Problem requirements
Return all entries word for word, but drop any images.

Data to use

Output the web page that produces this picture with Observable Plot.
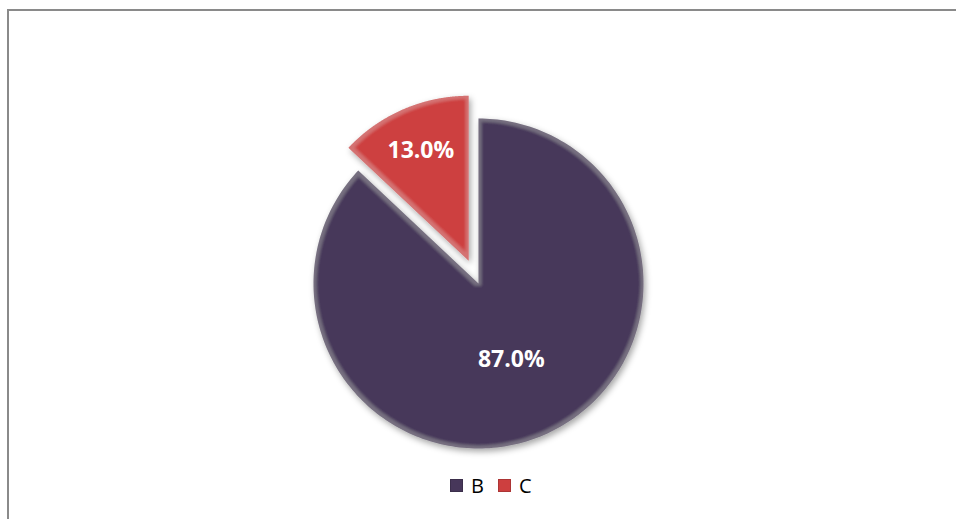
<!DOCTYPE html>
<html>
<head>
<meta charset="utf-8">
<script src="https://cdn.jsdelivr.net/npm/d3@7"></script>
<script src="https://cdn.jsdelivr.net/npm/@observablehq/plot@0.6"></script>
<style>
  html, body { margin: 0; padding: 0; background: #fff; overflow: hidden; }
  #wrap { position: relative; width: 956px; height: 519px; overflow: hidden; }
  #frame { position: absolute; left: 7px; top: 9px; width: 1000px; height: 600px;
           border-left: 2px solid #8a8a8a; border-top: 2px solid #8a8a8a; }
  #chart { position: absolute; left: 0; top: 0; }
  #legend { position: absolute; left: 450px; top: 472px; display: flex; align-items: center;
            font-family: "Open Sans", sans-serif; font-size: 20px; color: #000; }
  .item { display: flex; align-items: center; margin-right: 14px; }
  .sw { width: 13px; height: 13px; margin-right: 8px; box-sizing: border-box; }
</style>
</head>
<body>
<div id="wrap">
  <div id="frame"></div>
  <div id="chart"></div>
  <div id="legend"></div>
</div>
<script>
// ---- data ----
const categories = ["B", "C"];
const values = [87.0, 13.0];
const labels = ["87.0%", "13.0%"];
const colors = ["#47375a", "#cd3f3f"];
const explode = [0, 0.15];        // fraction of radius
const labelRadius = [0.5, 0.73];  // fraction of radius

// ---- geometry via d3.pie ----
const arcs = d3.pie().sort(null).value(d => d)(values);
const wedgePts = [];
const labelPts = [];
arcs.forEach((a, i) => {
  const mid = (a.startAngle + a.endAngle) / 2;
  const ox = Math.sin(mid) * explode[i];
  const oy = Math.cos(mid) * explode[i];
  wedgePts.push({slice: categories[i], x: ox, y: oy});
  const n = 240;
  for (let k = 0; k <= n; k++) {
    const t = a.startAngle + (a.endAngle - a.startAngle) * k / n;
    wedgePts.push({slice: categories[i], x: ox + Math.sin(t), y: oy + Math.cos(t)});
  }
  wedgePts.push({slice: categories[i], x: ox, y: oy});
  labelPts.push({slice: categories[i], label: labels[i],
    x: ox + Math.sin(mid) * labelRadius[i], y: oy + Math.cos(mid) * labelRadius[i]});
});

const svg = Plot.plot({
  width: 956,
  height: 470,
  x: {domain: [-1, 1], range: [313, 643], axis: null},
  y: {domain: [-1, 1], range: [448, 118], axis: null},
  color: {domain: categories, range: colors},
  marks: [
    Plot.line(wedgePts, {x: "x", y: "y", z: "slice", fill: "slice", stroke: "none", curve: "linear"}),
    Plot.text(labelPts, {x: "x", y: "y", text: "label", fill: "white", fontSize: 23,
      fontWeight: "bold", fontFamily: "Open Sans, sans-serif"})
  ],
  style: {background: "transparent", overflow: "visible"}
});

// bevel rim + shadow effect
const ns = "http://www.w3.org/2000/svg";
const defs = document.createElementNS(ns, "defs");
defs.innerHTML = `
<filter id="bevel" x="-15%" y="-15%" width="130%" height="130%">
  <feGaussianBlur in="SourceAlpha" stdDeviation="3" result="sblur"/>
  <feOffset in="sblur" dx="2" dy="3" result="soff"/>
  <feFlood flood-color="#000" flood-opacity="0.35" result="scol"/>
  <feComposite in="scol" in2="soff" operator="in" result="shadow"/>
  <feMorphology in="SourceAlpha" operator="erode" radius="3" result="er"/>
  <feGaussianBlur in="er" stdDeviation="1.5" result="erb"/>
  <feComposite in="SourceAlpha" in2="erb" operator="out" result="rim"/>
  <feFlood flood-color="#ffffff" flood-opacity="0.13" result="rcol"/>
  <feComposite in="rcol" in2="rim" operator="in" result="rimc"/>
  <feMerge>
    <feMergeNode in="shadow"/>
    <feMergeNode in="SourceGraphic"/>
    <feMergeNode in="rimc"/>
  </feMerge>
</filter>`;
svg.insertBefore(defs, svg.firstChild);
svg.querySelectorAll('g[aria-label="line"] path').forEach(p => p.setAttribute("filter", "url(#bevel)"));

document.getElementById("chart").appendChild(svg);

// legend
const leg = document.getElementById("legend");
categories.forEach((c, i) => {
  const it = document.createElement("div");
  it.className = "item";
  const sw = document.createElement("div");
  sw.className = "sw";
  sw.style.background = colors[i];
  sw.style.border = "1px solid " + d3.color(colors[i]).darker(0.5);
  const tx = document.createElement("span");
  tx.textContent = c;
  it.appendChild(sw); it.appendChild(tx);
  leg.appendChild(it);
});
</script>
</body>
</html>
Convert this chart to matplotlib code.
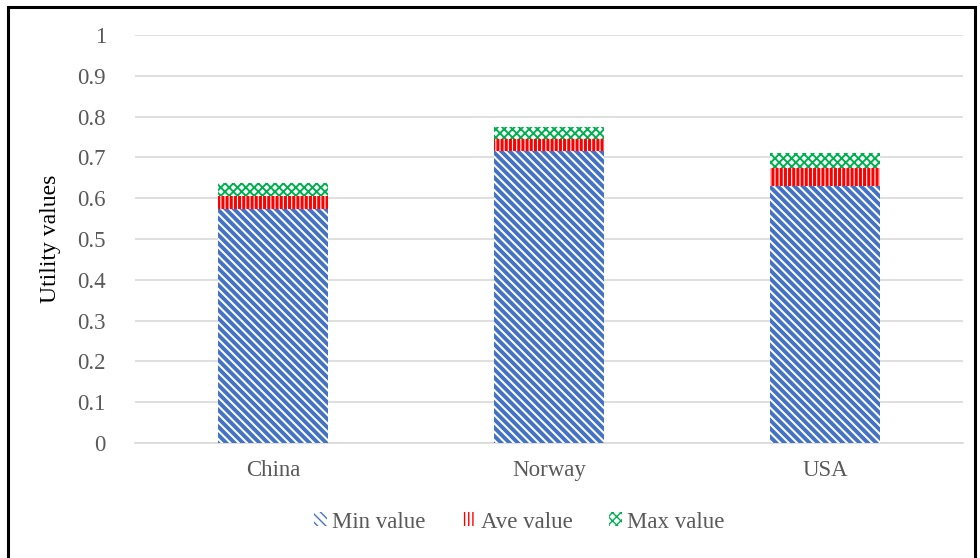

Complete answer
Output the web page that produces this picture with Observable Plot.
<!DOCTYPE html>
<html>
<head>
<meta charset="utf-8">
<script src="https://cdn.jsdelivr.net/npm/d3@7"></script>
<script src="https://cdn.jsdelivr.net/npm/@observablehq/plot@0.6"></script>
<style>
  html, body { margin: 0; padding: 0; background: #fff; overflow: hidden; }
  #wrap { position: relative; width: 956px; height: 519px; overflow: hidden; }
  #frame { position: absolute; left: 7px; top: 9px; width: 1000px; height: 600px;
           border-left: 2px solid #8a8a8a; border-top: 2px solid #8a8a8a; }
  #chart { position: absolute; left: 0; top: 0; }
  #legend { position: absolute; left: 450px; top: 472px; display: flex; align-items: center;
            font-family: "Open Sans", sans-serif; font-size: 20px; color: #000; }
  .item { display: flex; align-items: center; margin-right: 14px; }
  .sw { width: 13px; height: 13px; margin-right: 8px; box-sizing: border-box; }
</style>
</head>
<body>
<div id="wrap">
  <div id="frame"></div>
  <div id="chart"></div>
  <div id="legend"></div>
</div>
<script>
// ---- data ----
const categories = ["B", "C"];
const values = [87.0, 13.0];
const labels = ["87.0%", "13.0%"];
const colors = ["#47375a", "#cd3f3f"];
const explode = [0, 0.15];        // fraction of radius
const labelRadius = [0.5, 0.73];  // fraction of radius

// ---- geometry via d3.pie ----
const arcs = d3.pie().sort(null).value(d => d)(values);
const wedgePts = [];
const labelPts = [];
arcs.forEach((a, i) => {
  const mid = (a.startAngle + a.endAngle) / 2;
  const ox = Math.sin(mid) * explode[i];
  const oy = Math.cos(mid) * explode[i];
  wedgePts.push({slice: categories[i], x: ox, y: oy});
  const n = 240;
  for (let k = 0; k <= n; k++) {
    const t = a.startAngle + (a.endAngle - a.startAngle) * k / n;
    wedgePts.push({slice: categories[i], x: ox + Math.sin(t), y: oy + Math.cos(t)});
  }
  wedgePts.push({slice: categories[i], x: ox, y: oy});
  labelPts.push({slice: categories[i], label: labels[i],
    x: ox + Math.sin(mid) * labelRadius[i], y: oy + Math.cos(mid) * labelRadius[i]});
});

const svg = Plot.plot({
  width: 956,
  height: 470,
  x: {domain: [-1, 1], range: [313, 643], axis: null},
  y: {domain: [-1, 1], range: [448, 118], axis: null},
  color: {domain: categories, range: colors},
  marks: [
    Plot.line(wedgePts, {x: "x", y: "y", z: "slice", fill: "slice", stroke: "none", curve: "linear"}),
    Plot.text(labelPts, {x: "x", y: "y", text: "label", fill: "white", fontSize: 23,
      fontWeight: "bold", fontFamily: "Open Sans, sans-serif"})
  ],
  style: {background: "transparent", overflow: "visible"}
});

// bevel rim + shadow effect
const ns = "http://www.w3.org/2000/svg";
const defs = document.createElementNS(ns, "defs");
defs.innerHTML = `
<filter id="bevel" x="-15%" y="-15%" width="130%" height="130%">
  <feGaussianBlur in="SourceAlpha" stdDeviation="3" result="sblur"/>
  <feOffset in="sblur" dx="2" dy="3" result="soff"/>
  <feFlood flood-color="#000" flood-opacity="0.35" result="scol"/>
  <feComposite in="scol" in2="soff" operator="in" result="shadow"/>
  <feMorphology in="SourceAlpha" operator="erode" radius="3" result="er"/>
  <feGaussianBlur in="er" stdDeviation="1.5" result="erb"/>
  <feComposite in="SourceAlpha" in2="erb" operator="out" result="rim"/>
  <feFlood flood-color="#ffffff" flood-opacity="0.13" result="rcol"/>
  <feComposite in="rcol" in2="rim" operator="in" result="rimc"/>
  <feMerge>
    <feMergeNode in="shadow"/>
    <feMergeNode in="SourceGraphic"/>
    <feMergeNode in="rimc"/>
  </feMerge>
</filter>`;
svg.insertBefore(defs, svg.firstChild);
svg.querySelectorAll('g[aria-label="line"] path').forEach(p => p.setAttribute("filter", "url(#bevel)"));

document.getElementById("chart").appendChild(svg);

// legend
const leg = document.getElementById("legend");
categories.forEach((c, i) => {
  const it = document.createElement("div");
  it.className = "item";
  const sw = document.createElement("div");
  sw.className = "sw";
  sw.style.background = colors[i];
  sw.style.border = "1px solid " + d3.color(colors[i]).darker(0.5);
  const tx = document.createElement("span");
  tx.textContent = c;
  it.appendChild(sw); it.appendChild(tx);
  leg.appendChild(it);
});
</script>
</body>
</html>
Convert this chart to matplotlib code.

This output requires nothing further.